Asked about Ocasio-Cortez's specific comments about him and his campaign, Lamb responded, "She doesn't have any idea how we ran our campaign, or what we spent."

He went on to blast her for not being a "team player" and for pushing a damaging agenda.

But I got to say, as you've talked a lot about Representative Ocasio-Cortez, she can put her name behind stuff and that's I guess courageous, but when it's a damaging idea or bad policy, like her tweeting out that fracking is bad in the middle of a presidential debate when we're trying to win western Pennsylvania — that's not being anything like a team player.

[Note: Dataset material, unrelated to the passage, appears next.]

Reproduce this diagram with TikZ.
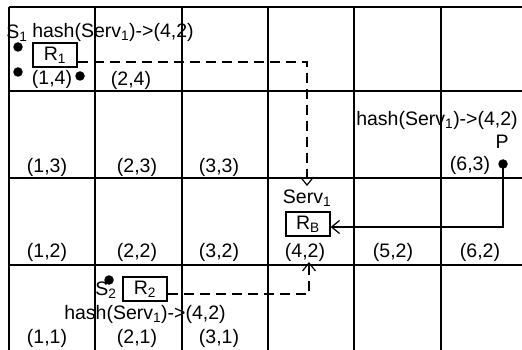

And it's honestly giving a false and ineffective promise to people that makes it very difficult to win the areas where President Trump is most popular in campaigns.

And he really didn't like that the socialist congresswoman was going after moderates.

I have to be honest and say that I was surprised about the whole interview on the day when Vice President and now President-Elect Biden was having the election called for him. I just don't think it was a day for people to be sniping at other members, especially in districts that are so different from their own.

I respect her and how hard she works. And what she did in an extremely low-turnout Democratic primary. But the fact is that in general elections in these districts — particularly in the ones where President Trump himself campaigns over and over and over again, and attacks members within their own Republican-leaning districts, like me and Representative Slotkin and Representative Spanberger — it's the message that matters. It's not a question of door knocking, or Facebook. It matters what policies you stand for, and which ones you don't. And that is all that we are trying to say.

He also offered a little reminder to the Squad types: "The American people just showed us in massive numbers, generally, which side of these issues that they are on. They sent us a Republican Senate and a Democratic president."